→ Requirement: Report the count of lines containing the word "React" in the entries below, and nothing more.
☆ ☆ ☆ ☆ ☆ ☆ ☆
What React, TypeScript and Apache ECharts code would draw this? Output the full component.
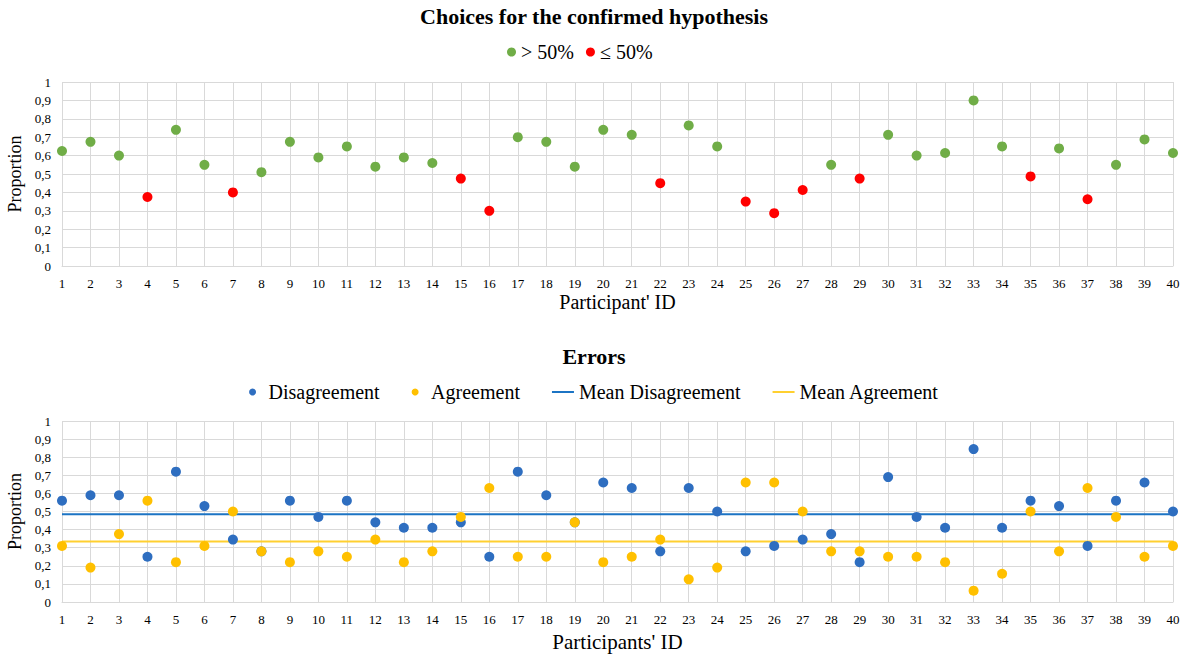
import React, { useEffect, useRef } from "react";
import * as echarts from "echarts";

const participants: string[] = [
  "1","2","3","4","5","6","7","8","9","10","11","12","13","14","15","16","17","18","19","20",
  "21","22","23","24","25","26","27","28","29","30","31","32","33","34","35","36","37","38","39","40",
];

const confirmedChoice: number[] = [
  0.625, 0.675, 0.6, 0.375, 0.74, 0.55, 0.4, 0.51, 0.675, 0.59,
  0.65, 0.54, 0.59, 0.56, 0.475, 0.3, 0.7, 0.675, 0.54, 0.74,
  0.713, 0.45, 0.764, 0.65, 0.35, 0.287, 0.413, 0.55, 0.475, 0.713,
  0.6, 0.614, 0.9, 0.65, 0.487, 0.639, 0.363, 0.55, 0.688, 0.614,
];

const disagreement: number[] = [
  0.56, 0.59, 0.59, 0.25, 0.72, 0.53, 0.345, 0.28, 0.56, 0.47,
  0.56, 0.44, 0.41, 0.41, 0.44, 0.25, 0.72, 0.59, 0.44, 0.66,
  0.63, 0.28, 0.63, 0.5, 0.28, 0.31, 0.345, 0.375, 0.22, 0.69,
  0.47, 0.41, 0.845, 0.41, 0.56, 0.53, 0.31, 0.56, 0.66, 0.5,
];

const agreement: number[] = [
  0.31, 0.19, 0.375, 0.56, 0.22, 0.31, 0.5, 0.28, 0.22, 0.28,
  0.25, 0.345, 0.22, 0.28, 0.47, 0.63, 0.25, 0.25, 0.44, 0.22,
  0.25, 0.345, 0.125, 0.19, 0.66, 0.66, 0.5, 0.28, 0.28, 0.25,
  0.25, 0.22, 0.0625, 0.156, 0.5, 0.28, 0.63, 0.47, 0.25, 0.31,
];

const meanDisagreement = 0.485;
const meanAgreement = 0.334;
const threshold = 0.5;

const FONT = "Liberation Serif";
const GREEN = "#70AD47";
const RED = "#FF0000";
const BLUE = "#2E6EC0";
const BLUE_LINE = "#1C74C4";
const YELLOW = "#FFC000";
const YELLOW_LINE = "#FFD030";
const GRID_COLOR = "#D9D9D9";
const LINE_ICON = "path://M0,0H22V2H0Z";

const fmt = (v: number) => String(Math.round(v * 10) / 10).replace(".", ",");

export default function App() {
  const ref = useRef<HTMLDivElement>(null);
  useEffect(() => {
    if (!ref.current) return;
    const chart = echarts.init(ref.current, null, { renderer: "svg" });

    const above = confirmedChoice.map((v) => (v > threshold ? v : null));
    const below = confirmedChoice.map((v) => (v <= threshold ? v : null));

    const xAxisBase = (gridIndex: number, name: string, nameSize: number, nameGap: number) => ({
      type: "category",
      gridIndex,
      data: participants,
      boundaryGap: false,
      name,
      nameLocation: "middle",
      nameGap,
      nameTextStyle: { fontFamily: FONT, fontSize: nameSize, color: "#000" },
      axisLine: { show: true, lineStyle: { color: GRID_COLOR, width: 1 } },
      axisTick: { show: false },
      axisLabel: { fontFamily: FONT, fontSize: 13, color: "#000", margin: 11, interval: 0 },
      splitLine: { show: true, lineStyle: { color: GRID_COLOR, width: 1 } },
    });
    const yAxisBase = (gridIndex: number) => ({
      type: "value",
      gridIndex,
      min: 0,
      max: 1,
      interval: 0.1,
      name: "Proportion",
      nameLocation: "middle",
      nameGap: 27,
      nameTextStyle: { fontFamily: FONT, fontSize: 18, color: "#000" },
      axisLine: { show: false },
      axisTick: { show: false },
      axisLabel: { fontFamily: FONT, fontSize: 13, color: "#000", margin: 11, formatter: fmt },
      splitLine: { show: true, lineStyle: { color: GRID_COLOR, width: 1 } },
    });

    chart.setOption({
      animation: false,
      backgroundColor: "#fff",
      textStyle: { fontFamily: FONT },
      title: [
        {
          text: "Choices for the confirmed hypothesis",
          left: "center",
          top: 0,
          textStyle: { fontFamily: FONT, fontSize: 22, fontWeight: "bold", color: "#000" },
        },
        {
          text: "Errors",
          left: "center",
          top: 340,
          textStyle: { fontFamily: FONT, fontSize: 22, fontWeight: "bold", color: "#000" },
        },
      ],
      legend: [
        {
          data: ["> 50%", "≤ 50%"],
          left: 502,
          top: 37,
          itemWidth: 9,
          itemHeight: 9,
          itemGap: 12,
          icon: "circle",
          textStyle: { fontFamily: FONT, fontSize: 20, color: "#000" },
        },
        {
          data: [
            { name: "Disagreement", icon: "circle" },
            { name: "Agreement", icon: "circle" },
            { name: "Mean Disagreement", icon: LINE_ICON },
            { name: "Mean Agreement", icon: LINE_ICON },
          ],
          left: "center",
          top: 377,
          itemWidth: 22,
          itemHeight: 7,
          itemGap: 32,
          textStyle: { fontFamily: FONT, fontSize: 20, color: "#000" },
        },
      ],
      grid: [
        { left: 62, right: 15, top: 82, height: 184, outerBoundsMode: "none" },
        { left: 62, right: 15, top: 421, height: 181, outerBoundsMode: "none" },
      ],
      xAxis: [
        xAxisBase(0, "Participant' ID", 20, 26),
        xAxisBase(1, "Participants' ID", 21, 29),
      ],
      yAxis: [yAxisBase(0), yAxisBase(1)],
      series: [
        {
          name: "> 50%",
          type: "scatter",
          xAxisIndex: 0,
          yAxisIndex: 0,
          data: above,
          symbolSize: 10,
          itemStyle: { color: GREEN, opacity: 1 },
        },
        {
          name: "≤ 50%",
          type: "scatter",
          xAxisIndex: 0,
          yAxisIndex: 0,
          data: below,
          symbolSize: 10,
          itemStyle: { color: RED, opacity: 1 },
        },
        {
          name: "Mean Disagreement",
          type: "line",
          xAxisIndex: 1,
          yAxisIndex: 1,
          data: [
            [participants[0], meanDisagreement],
            [participants[participants.length - 1], meanDisagreement],
          ],
          symbol: "none",
          lineStyle: { color: BLUE_LINE, width: 2 },
          itemStyle: { color: BLUE_LINE },
          z: 1,
        },
        {
          name: "Mean Agreement",
          type: "line",
          xAxisIndex: 1,
          yAxisIndex: 1,
          data: [
            [participants[0], meanAgreement],
            [participants[participants.length - 1], meanAgreement],
          ],
          symbol: "none",
          lineStyle: { color: YELLOW_LINE, width: 2 },
          itemStyle: { color: YELLOW_LINE },
          z: 1,
        },
        {
          name: "Disagreement",
          type: "scatter",
          xAxisIndex: 1,
          yAxisIndex: 1,
          data: disagreement,
          symbolSize: 10,
          itemStyle: { color: BLUE, opacity: 1 },
          z: 3,
        },
        {
          name: "Agreement",
          type: "scatter",
          xAxisIndex: 1,
          yAxisIndex: 1,
          data: agreement,
          symbolSize: 10,
          itemStyle: { color: YELLOW, opacity: 1 },
          z: 3,
        },
      ],
    });
    return () => chart.dispose();
  }, []);
  return (
    <div
      ref={ref}
      style={{ position: "absolute", left: 0, top: 0, width: 1188, height: 656, background: "#fff" }}
    />
  );
}
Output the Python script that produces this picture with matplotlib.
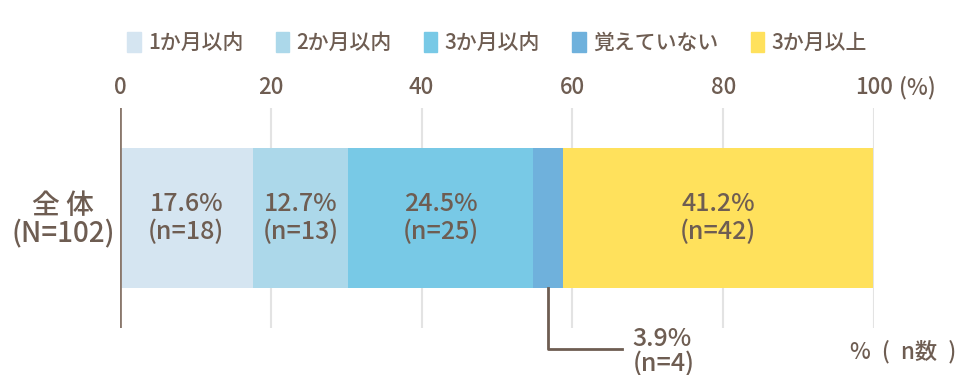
☆ ☆ ☆ ☆ ☆ ☆ ☆
→ Task response: 2